Bass is a bit tighter on the NA3 with the “atmosphere” tips, but both are not the most textured in the bass, with bass lines coming off as “one-noted” on both pairs.
Vs. Dunu Titan S
The Titan S are a neutral-bright pair. The Titan S shade them regarding technicalities with slightly better clarity, micro-details, and imaging. Timbre is quite well portrayed on both sets, though the Titan S have a hair less note weight. Soundstage is a wash between the two pairs.
Where to Buy
Don’t judge a book by its cover. Or rather, don’t judge an IEM by its shell. Sporting retro aesthetics and packaging, the NA3 are quite safely tuned, in contrast to their funky appearance.
The NA3 are relatively affordable (at sub-$70 USD), have decent accessories, are easy to drive, and have a lush midrange and natural timbre.

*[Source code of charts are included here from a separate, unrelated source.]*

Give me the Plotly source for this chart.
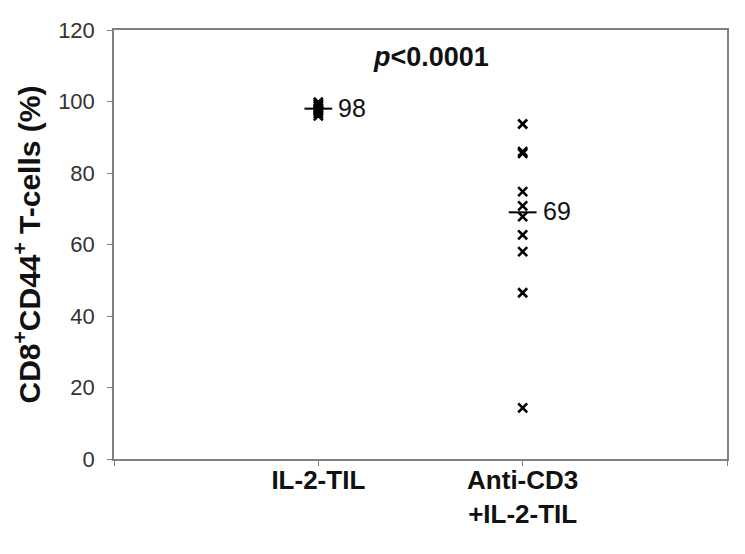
import plotly.graph_objects as go

categories = ["IL-2-TIL", "Anti-CD3<br>+IL-2-TIL"]
cat_pos = [1, 2]
il2_values = [99.8, 99.3, 98.8, 98.2, 97.6, 97.2, 96.6, 96.0]
anticd3_values = [93.7, 86.0, 85.5, 74.8, 70.8, 67.8, 62.7, 58.0, 46.5, 14.3]
medians = [98, 69]
median_labels = ["98", "69"]
y_ticks = [0, 20, 40, 60, 80, 100, 120]

FONT = "Arial, Liberation Sans, sans-serif"
fig = go.Figure()

groups = [il2_values, anticd3_values]
for pos, vals in zip(cat_pos, groups):
    fig.add_trace(go.Scatter(
        x=[pos] * len(vals), y=vals, mode="markers",
        marker=dict(symbol="x-thin", size=9, line=dict(width=2.6, color="black"), color="black"),
        showlegend=False, hoverinfo="y"))

half = 0.068
for pos, m, lab in zip(cat_pos, medians, median_labels):
    fig.add_trace(go.Scatter(
        x=[pos - half, pos + half], y=[m, m], mode="lines",
        line=dict(color="black", width=2), showlegend=False, hoverinfo="skip"))
    fig.add_annotation(x=pos + half, y=m, text=lab, showarrow=False,
                       xanchor="left", xshift=4, yshift=1,
                       font=dict(family=FONT, size=25, color="#111111"))

fig.add_annotation(x=1.55, y=112.4, text="<b><i>p</i>&lt;0.0001</b>", showarrow=False,
                   xanchor="center", yanchor="middle",
                   font=dict(family=FONT, size=27, color="#111111"))

# page body has an 8px default margin, so the figure is sized to fit the window
fig.update_layout(
    width=737, height=546,
    margin=dict(l=106, r=18, t=22, b=95),
    paper_bgcolor="white", plot_bgcolor="white",
    font=dict(family=FONT, color="#222222"),
)
fig.update_xaxes(
    range=[0, 3], tickvals=[0, 1, 2, 3],
    ticktext=["", "<b>" + categories[0] + "</b>", "<b>" + categories[1] + "</b>", ""],
    showgrid=False, zeroline=False, showline=True, linecolor="#7f7f7f", linewidth=1.5,
    mirror=True, ticks="outside", ticklen=5, tickcolor="#7f7f7f",
    tickfont=dict(family=FONT, size=26, color="#111111"),
    ticklabelstandoff=-8, automargin=False,
)
fig.update_yaxes(
    range=[0, 120], tickvals=y_ticks,
    showgrid=False, zeroline=False, showline=True, linecolor="#7f7f7f", linewidth=1.5,
    mirror=True, ticks="outside", ticklen=5, tickcolor="#7f7f7f",
    tickfont=dict(family=FONT, size=22, color="#333333"),
    ticklabelstandoff=8, automargin=False,
    title=dict(text="<b>CD8<sup>+</sup>CD44<sup>+</sup> T-cells (%)</b>",
               font=dict(family=FONT, size=30, color="#111111"), standoff=12),
)

fig.write_html("out.html")
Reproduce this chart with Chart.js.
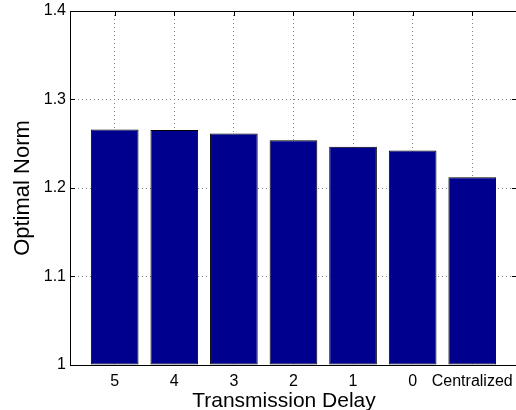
<!DOCTYPE html>
<html>
<head>
<meta charset="utf-8">
<script src="https://cdn.jsdelivr.net/npm/chart.js@4.4.1/dist/chart.umd.min.js"></script>
<style>
  html, body { margin: 0; padding: 0; background: #fff; overflow: hidden; }
  #wrap { width: 520px; height: 410px; }
</style>
</head>
<body>
<div id="wrap"><canvas id="chart"></canvas></div>
<script>
const delays = ["5", "4", "3", "2", "1", "0", "Centralized"];
const norms = [1.266, 1.2655, 1.2617, 1.254, 1.2467, 1.2425, 1.2121];
const yTicks = [1, 1.1, 1.2, 1.3, 1.4];
const xTitle = "Transmission Delay";

const FONT = "'Liberation Sans', Arial, Helvetica, sans-serif";

// matlab style box, inward ticks and the x label (matlab puts it a bit left of centre)
const boxPlugin = {
  id: "box",
  afterDraw(chart) {
    const { ctx, chartArea: a, scales } = chart;
    ctx.save();
    ctx.strokeStyle = "#000";
    ctx.lineWidth = 1;
    ctx.beginPath();
    yTicks.forEach(v => {
      const y = Math.round(scales.y.getPixelForValue(v)) + 0.5;
      ctx.moveTo(a.left, y); ctx.lineTo(a.left + 5, y);
      ctx.moveTo(a.right, y); ctx.lineTo(a.right - 5, y);
    });
    delays.forEach((d, i) => {
      const x = Math.round(scales.x.getPixelForValue(i + 1)) + 0.5;
      ctx.moveTo(x, a.top); ctx.lineTo(x, a.top + 5);
    });
    const l = Math.round(a.left) + 0.5, t = Math.round(a.top) + 0.5, b = Math.round(a.bottom) + 0.5;
    ctx.moveTo(l, t); ctx.lineTo(a.right, t);
    ctx.moveTo(l, t); ctx.lineTo(l, b); ctx.lineTo(a.right, b);
    ctx.stroke();

    ctx.fillStyle = "#000";
    ctx.font = "21px " + FONT;
    ctx.textAlign = "center";
    ctx.textBaseline = "alphabetic";
    ctx.fillText(xTitle, 284, 407);
    ctx.restore();
  }
};

new Chart(document.getElementById("chart"), {
  type: "bar",
  data: {
    datasets: [{
      data: norms.map((v, i) => ({ x: i + 1, y: v })),
      backgroundColor: "#00008f",
      borderColor: "#000",
      borderWidth: 1,
      borderSkipped: false,
      base: 1,
      barPercentage: 0.8,
      categoryPercentage: 1
    }]
  },
  options: {
    responsive: true,
    maintainAspectRatio: false,
    animation: false,
    layout: { padding: { top: 11, right: 3, left: 0, bottom: 0 } },
    plugins: { legend: { display: false }, tooltip: { enabled: false } },
    scales: {
      x: {
        type: "linear",
        min: 0.25,
        max: 7.75,
        offset: false,
        afterBuildTicks: s => { s.ticks = delays.map((d, i) => ({ value: i + 1 })); },
        afterFit: s => { s.height = 45; },
        ticks: {
          autoSkip: false,
          maxRotation: 0,
          padding: 7,
          color: "#000",
          font: { family: FONT, size: 16 },
          callback: v => delays[v - 1]
        },
        grid: {
          offset: false,
          drawTicks: false,
          color: "#808080",
          lineWidth: 1
        },
        border: { display: false, dash: [1, 3] }
      },
      y: {
        min: 1,
        max: 1.4,
        afterBuildTicks: s => { s.ticks = yTicks.map(v => ({ value: v })); },
        afterFit: s => { s.width = 70; s.paddingTop = 0; s.paddingBottom = 0; },
        ticks: {
          padding: 4,
          color: "#000",
          font: { family: FONT, size: 16 },
          callback: v => String(+v.toFixed(1))
        },
        grid: { drawTicks: false, color: "#808080", lineWidth: 1 },
        border: { display: false, dash: [1, 3] },
        title: {
          display: true,
          text: "Optimal Norm",
          color: "#000",
          font: { family: FONT, size: 22, lineHeight: 1 },
          padding: { top: 12, bottom: 0 }
        }
      }
    }
  },
  plugins: [boxPlugin]
});
</script>
</body>
</html>
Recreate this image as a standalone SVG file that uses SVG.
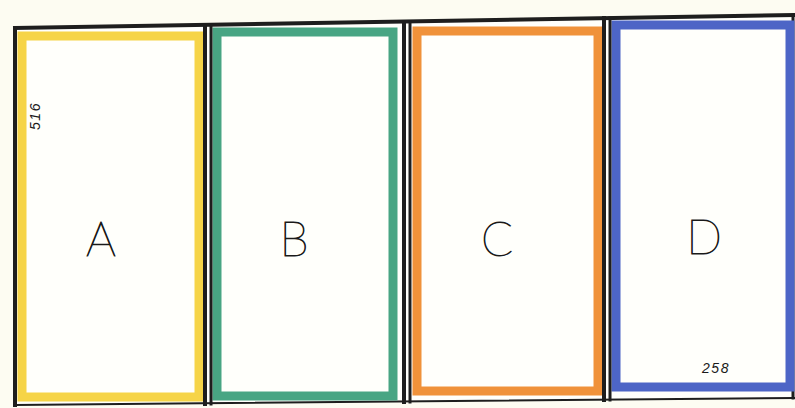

They are a pair for chilling and relaxing to music rather than critical listening.
There are some nitpicks, though: technicalities are merely average, the cable is not the best haptically, and there is upper treble roll-off. In addition, the NA3 are very tip sensitive, so different ear tips can provide quite a night-or-day difference to the sound.
The NA3 do more things right than wrong – they are a more than decent pair that fairs at least average in most departments. But they lack that additional pizazz that would catapult them to greatness.
Truly, it is tough to stand out in the ultra cut-throat sub-$100 USD single DD market, with new releases coming out weekly. A new hype-train is just around the corner, and it is no exaggeration to say that being average (or even above average) is as good as getting left behind at the station.
Do I recommend the NA3? Yes, they are a worthwhile consideration for beginners searching for a safely-tuned IEM with no major flaws. However, if one already owns the well-regarded single DD trinity of the Aria 2021, Olina, and/or Titan S, the NA3 are a sidegrade or marginal downgrade, and do not give much value-add.
Having said that, the NA3 are quite decent at providing a warm and analogue sound, and I look forward to NF Audio’s next iteration. Hopefully, their next release can push the boundaries of the budget arena and bridge that additional gap to greatness!